In this section you will learn about compression, shuffling, partitioning, query and pipeline optimization, and troubleshooting. You have already been introduced to most of the content in this section and in this chapter, but not necessarily from an optimization or troubleshooting perspective. So, there is some new learning to gain from this content. Keep in mind as you read through this content that Azure Data Factory and Azure Synapse Analytics, from the perspective of the DP‐203 exam, can be used interchangeably. This means if a question on the exam only includes the option of Azure Data Factory and the book highlights this feature in the context of Azure Synapse Analytics, you can select Azure Data Factory as the answer, with confidence. This is because all new data analytics features will be added to Azure Synapse Analytics, and at some point, only one of these products will exist after all features and customers have migrated to Azure Synapse Analytics.

An important aspect to optimizing and troubleshooting data analytics operations is to understand the different types of issues that occur. These issue types, often referred to as antipatterns, are summarized in Table 10.1.

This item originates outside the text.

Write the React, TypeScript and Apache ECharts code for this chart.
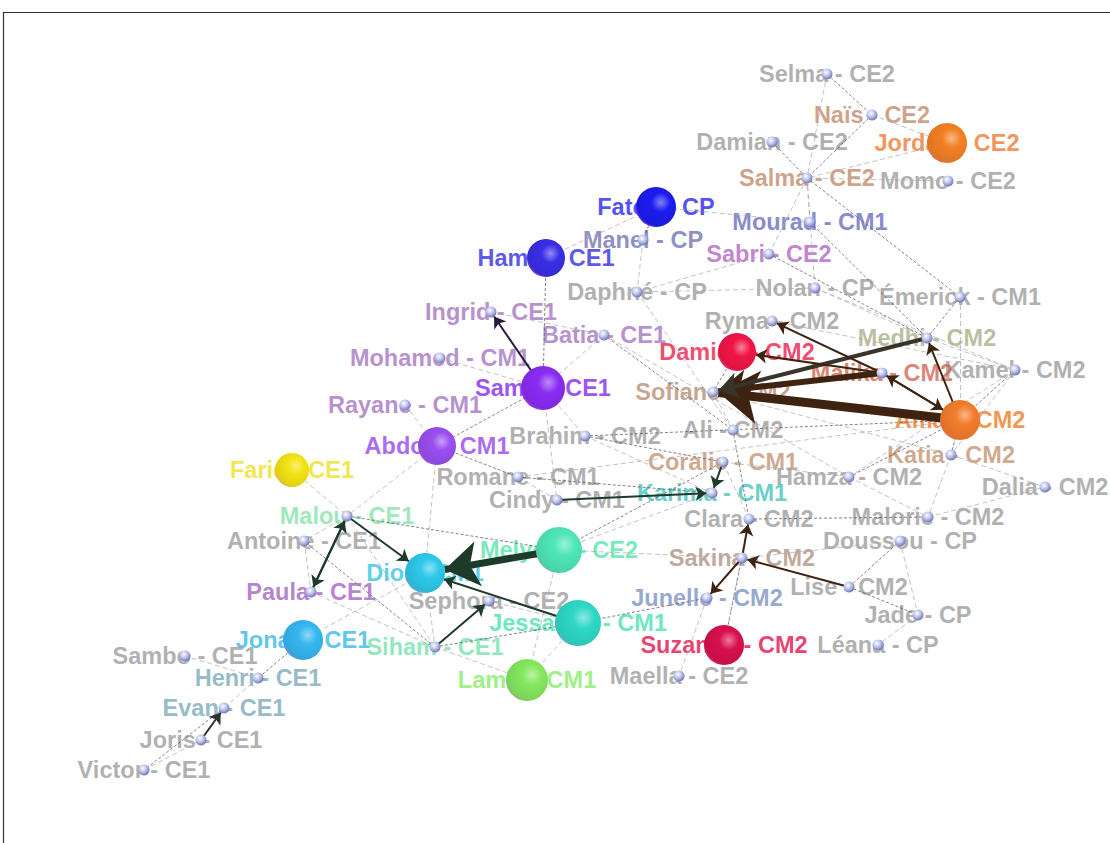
import React, { useEffect, useRef } from "react";
import * as echarts from "echarts";

// [name, class, x, y]
const people: [string, string, number, number][] = [
  ["Selma", "CE2", 827, 74],
  ["Naïs", "CE2", 872, 115],
  ["Damian", "CE2", 772, 142],
  ["Jordan", "CE2", 947, 143],
  ["Salma", "CE2", 807, 178],
  ["Momo", "CE2", 948, 181],
  ["Fatou", "CP", 656, 207],
  ["Mourad", "CM1", 810, 222],
  ["Manel", "CP", 643, 240],
  ["Hamia", "CE1", 546, 258],
  ["Sabri", "CE2", 769, 254],
  ["Daphné", "CP", 637, 292],
  ["Nolan", "CP", 815, 288],
  ["Émerick", "CM1", 960, 297],
  ["Ingrid", "CE1", 491, 312],
  ["Ryma", "CM2", 772, 321],
  ["Batia", "CE1", 604, 335],
  ["Medhi", "CM2", 927, 338],
  ["Damien", "CM2", 737, 352],
  ["Mohamed", "CM1", 440, 358],
  ["Kamel", "CM2", 1015, 370],
  ["Malika", "CM2", 882, 373],
  ["Samia", "CE1", 543, 388],
  ["Sofiane", "CM2", 713, 392],
  ["Rayane", "CM1", 405, 405],
  ["Amar", "CM2", 960, 420],
  ["Ali", "CM2", 733, 430],
  ["Brahim", "CM2", 585, 436],
  ["Abdou", "CM1", 437, 446],
  ["Katia", "CM2", 951, 455],
  ["Coralie", "CM1", 723, 462],
  ["Farid", "CE1", 292, 470],
  ["Romane", "CM1", 518, 477],
  ["Hamza", "CM2", 849, 477],
  ["Dalia", "CM2", 1045, 487],
  ["Karima", "CM1", 712, 493],
  ["Cindy", "CM1", 557, 500],
  ["Malou", "CE1", 347, 516],
  ["Malorie", "CM2", 928, 517],
  ["Clara", "CM2", 749, 519],
  ["Antoine", "CE1", 304, 541],
  ["Doussou", "CP", 900, 541],
  ["Melyssa", "CE2", 559, 550],
  ["Sakina", "CM2", 742, 558],
  ["Dior", "CM1", 425, 573],
  ["Lise", "CM2", 849, 587],
  ["Paula", "CE1", 311, 592],
  ["Junelle", "CM2", 707, 598],
  ["Sephora", "CE2", 489, 601],
  ["Jade", "CP", 918, 615],
  ["Jessanna", "CM1", 578, 623],
  ["Jonas", "CE1", 303, 640],
  ["Suzanne", "CM2", 724, 645],
  ["Léana", "CP", 878, 645],
  ["Siham", "CE1", 435, 647],
  ["Sambo", "CE1", 185, 656],
  ["Maella", "CE2", 679, 676],
  ["Henri", "CE1", 258, 678],
  ["Lamia", "CM1", 527, 680],
  ["Evan", "CE1", 224, 708],
  ["Joris", "CE1", 201, 740],
  ["Victor", "CE1", 144, 770],
];

// big spheres: name -> [diameter, base colour]
const bigNodes: Record<string, [number, string]> = {
  Fatou: [40, "#1c1cf0"],
  Hamia: [38, "#3a2ee6"],
  Samia: [44, "#8a2cf2"],
  Abdou: [38, "#9a4ef0"],
  Farid: [34, "#f2e412"],
  Dior: [40, "#2ec8ea"],
  Jonas: [40, "#36b6f0"],
  Melyssa: [46, "#4ee6b8"],
  Jessanna: [46, "#2ed8c6"],
  Lamia: [42, "#84e85e"],
  Suzanne: [40, "#d8104e"],
  Damien: [38, "#f01646"],
  Amar: [40, "#f27c2c"],
  Jordan: [40, "#f28024"],
};

const labelColors: Record<string, string> = {
  Fatou: "#2424f2", Hamia: "#2e2ee2", Samia: "#8424f0", Abdou: "#9444ee",
  Farid: "#eee020", Dior: "#32c4e2", Jonas: "#34b8ea", Melyssa: "#52e6a6",
  Jessanna: "#46e2b2", Lamia: "#84ee66", Suzanne: "#e4104a", Damien: "#ee1a4a",
  Amar: "#f27a22", Jordan: "#ee7a30",
  Naïs: "#c28a6a", Salma: "#c28a6a", Mourad: "#6a6ac2", Manel: "#7272b2",
  Sabri: "#b264c2", Ingrid: "#a474c2", Batia: "#a474c2", Mohamed: "#a474c2",
  Rayane: "#a474c2", Paula: "#a462c2", Medhi: "#a8ae86", Malika: "#d26452",
  Sofiane: "#b88e72", Coralie: "#c29272", Katia: "#c29272", Karima: "#44c2ba",
  Junelle: "#7a92c2", Sakina: "#b09282", Malou: "#84e2aa", Siham: "#74e2aa",
  Henri: "#7aa8b8", Evan: "#7aa8b8",
};

// directed ties: [source, target, weight]
const arrows: [string, string, number][] = [
  ["Amar", "Sofiane", 9],
  ["Malika", "Sofiane", 6],
  ["Medhi", "Sofiane", 4],
  ["Melyssa", "Dior", 7],
  ["Samia", "Ingrid", 2],
  ["Malou", "Dior", 2],
  ["Paula", "Malou", 2],
  ["Malou", "Paula", 2],
  ["Jessanna", "Dior", 2],
  ["Siham", "Sephora", 2],
  ["Joris", "Evan", 2],
  ["Cindy", "Karima", 2],
  ["Coralie", "Karima", 2],
  ["Malika", "Damien", 2],
  ["Malika", "Ryma", 2],
  ["Amar", "Malika", 2],
  ["Malika", "Amar", 2],
  ["Amar", "Medhi", 2],
  ["Lise", "Sakina", 2],
  ["Sakina", "Clara", 2],
  ["Sakina", "Junelle", 2],
];

// undirected thin ties
const ties: [string, string][] = [
  ["Selma", "Naïs"], ["Selma", "Salma"], ["Naïs", "Jordan"], ["Naïs", "Salma"],
  ["Jordan", "Salma"], ["Salma", "Momo"], ["Damian", "Salma"], ["Salma", "Sabri"],
  ["Salma", "Mourad"], ["Salma", "Émerick"], ["Salma", "Nolan"], ["Fatou", "Mourad"],
  ["Fatou", "Manel"], ["Fatou", "Hamia"], ["Manel", "Daphné"], ["Hamia", "Samia"],
  ["Daphné", "Sabri"], ["Daphné", "Ali"], ["Sabri", "Medhi"], ["Nolan", "Medhi"],
  ["Nolan", "Kamel"], ["Émerick", "Medhi"], ["Émerick", "Amar"], ["Medhi", "Kamel"],
  ["Kamel", "Amar"], ["Kamel", "Katia"], ["Katia", "Dalia"], ["Katia", "Amar"],
  ["Katia", "Malorie"], ["Hamza", "Malorie"], ["Hamza", "Amar"], ["Ingrid", "Batia"],
  ["Batia", "Samia"], ["Batia", "Ali"], ["Mohamed", "Samia"], ["Samia", "Brahim"],
  ["Samia", "Abdou"], ["Samia", "Cindy"], ["Rayane", "Abdou"], ["Abdou", "Romane"],
  ["Abdou", "Dior"], ["Abdou", "Malou"], ["Brahim", "Coralie"], ["Brahim", "Karima"],
  ["Romane", "Cindy"], ["Romane", "Karima"], ["Farid", "Malou"], ["Malou", "Antoine"],
  ["Malou", "Melyssa"], ["Malou", "Siham"], ["Antoine", "Paula"], ["Antoine", "Siham"],
  ["Paula", "Siham"], ["Jonas", "Dior"], ["Jonas", "Henri"], ["Henri", "Sambo"],
  ["Henri", "Evan"], ["Evan", "Victor"], ["Victor", "Joris"], ["Siham", "Lamia"],
  ["Siham", "Jessanna"], ["Dior", "Siham"], ["Melyssa", "Karima"], ["Melyssa", "Coralie"],
  ["Melyssa", "Sakina"], ["Melyssa", "Lamia"], ["Jessanna", "Junelle"], ["Jessanna", "Sephora"],
  ["Lamia", "Jessanna"], ["Clara", "Malorie"], ["Clara", "Coralie"], ["Sakina", "Doussou"],
  ["Sakina", "Suzanne"], ["Suzanne", "Clara"], ["Junelle", "Maella"], ["Doussou", "Lise"],
  ["Doussou", "Jade"], ["Jade", "Léana"], ["Lise", "Jade"], ["Malorie", "Dalia"],
  ["Ali", "Sofiane"], ["Ali", "Clara"], ["Coralie", "Hamza"], ["Sofiane", "Katia"],
  ["Damien", "Sofiane"], ["Ryma", "Kamel"], ["Hamza", "Kamel"], ["Brahim", "Amar"],
  ["Romane", "Amar"], ["Daphné", "Nolan"], ["Mourad", "Medhi"], ["Batia", "Hamza"],
];

function shade(hex: string, f: number): string {
  const n = parseInt(hex.slice(1), 16);
  let r = (n >> 16) & 255, g = (n >> 8) & 255, b = n & 255;
  if (f >= 0) {
    r = r + (255 - r) * f; g = g + (255 - g) * f; b = b + (255 - b) * f;
  } else {
    r = r * (1 + f); g = g * (1 + f); b = b * (1 + f);
  }
  const h = (v: number) => Math.round(v).toString(16).padStart(2, "0");
  return "#" + h(r) + h(g) + h(b);
}

function sphere(base: string) {
  return {
    type: "radial", x: 0.62, y: 0.38, r: 0.8,
    colorStops: [
      { offset: 0, color: shade(base, 0.45) },
      { offset: 0.3, color: base },
      { offset: 0.75, color: shade(base, -0.08) },
      { offset: 1, color: "#e268e0" },
    ],
  };
}

const smallSphere = {
  type: "radial", x: 0.4, y: 0.35, r: 0.7,
  colorStops: [
    { offset: 0, color: "#ffffff" },
    { offset: 0.5, color: "#b8c0ec" },
    { offset: 1, color: "#6a6aa8" },
  ],
};

function arrowColor(src: string): string {
  const cls = people.find((p) => p[0] === src)?.[1];
  if (src === "Samia") return "#2a1840";
  if (src === "Medhi") return "#38342a";
  if (cls === "CM2") return "#3e2410";
  if (src === "Joris") return "#303030";
  return "#1e3a2a";
}

export default function App() {
  const ref = useRef<HTMLDivElement>(null);
  useEffect(() => {
    document.body.style.margin = "0";
    const chart = echarts.init(ref.current!, null, { renderer: "svg" });
    const nodeData = people.map(([n, , x, y]) => {
      const big = bigNodes[n];
      return {
        name: n,
        value: [x, y],
        symbolSize: big ? big[0] : 11,
        itemStyle: { color: big ? sphere(big[1]) : smallSphere },
      };
    });
    const labelData = people.map(([n, c, x, y]) => ({
      name: n + " - " + c,
      value: [x, y],
      label: { color: labelColors[n] || "#9c9c9c" },
    }));
    const linkData: any[] = [];
    ties.forEach(([s, t], i) => {
      linkData.push({
        source: s, target: t,
        lineStyle: {
          color: i % 3 === 0 ? "#555" : "#aaa",
          width: 0.8,
          type: i % 3 === 0 ? [3, 2] : [5, 3],
          opacity: 0.9,
        },
      });
    });
    arrows.forEach(([s, t, w]) => {
      linkData.push({
        source: s, target: t,
        symbol: ["none", "arrow"],
        symbolSize: w >= 9 ? 40 : w >= 7 ? 34 : w >= 6 ? 28 : w >= 4 ? 20 : 11,
        lineStyle: { color: arrowColor(s), width: w, type: "solid", opacity: 1 },
      });
    });
    chart.setOption({
      animation: false,
      backgroundColor: "#ffffff",
      grid: { left: 0, right: 0, top: 0, bottom: 0 },
      xAxis: { type: "value", min: 0, max: 1110, show: false },
      yAxis: { type: "value", min: 0, max: 843, inverse: true, show: false },
      graphic: [
        {
          type: "rect",
          shape: { x: 3.5, y: 12.5, width: 1200, height: 900 },
          style: { fill: "none", stroke: "#333", lineWidth: 1.2 },
          z: 0,
        },
      ],
      series: [
        {
          type: "scatter",
          coordinateSystem: "cartesian2d",
          z: 1,
          symbolSize: 0,
          data: labelData,
          label: {
            show: true,
            position: "inside",
            formatter: "{b}",
            fontFamily: "Liberation Sans",
            fontWeight: "bold",
            fontSize: 23.5,
          },
          emphasis: { disabled: true },
          silent: true,
        },
        {
          type: "graph",
          coordinateSystem: "cartesian2d",
          layout: "none",
          z: 3,
          symbol: "circle",
          data: nodeData,
          links: linkData,
          label: { show: false },
          emphasis: { disabled: true },
          silent: true,
        },
      ],
    });
    return () => chart.dispose();
  }, []);
  return <div ref={ref} style={{ width: 1110, height: 843 }} />;
}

TABLE 10.1 Performance and troubleshooting antipatterns

It is important to understand that the types of issues that can impact your data analytics solution are not infinite. The kinds of issue causing latency or errors are most likely caused by one or more of the antipatterns listed in Table 10.1. If you have offloaded much of the processing of data to the database server, for example, code running in a stored procedure, that processing can cause high utilization of the database compute resources. This can impact the ability of the database to retrieve data requested by other clients. Scaling up the server on which the database runs or relocating some of the data processing to the client can reduce the impact of the busy database antipattern. There is a term called thread starvation, which means that the kernel or the process is no longer able to allocate any threads to perform computations, i.e., processing. There are numerous types of threads, and each type of thread has a built‐in limit on the total number that can be instantiated. A way to get around this limit is to better optimize the utilization of threads by running operations asynchronously. If you have a managed thread that needs to perform I/O, traditionally the managed thread would switch to an I/O thread, wait until the I/O operation has completed, and then return to the managed thread. This is not optimal, because the managed thread is idle, waiting for the I/O to complete. If the managed thread is asynchronous, it will not wait until the I/O operation is complete before returning the thread to the pool to be used for other executions. The busy front‐end antipattern happens when too much work is happening on too many threads, which consumes all the resources on the server. Scaling to a larger machine might resolve the issue, but more investigation into the application code might also be justified to better manage threading.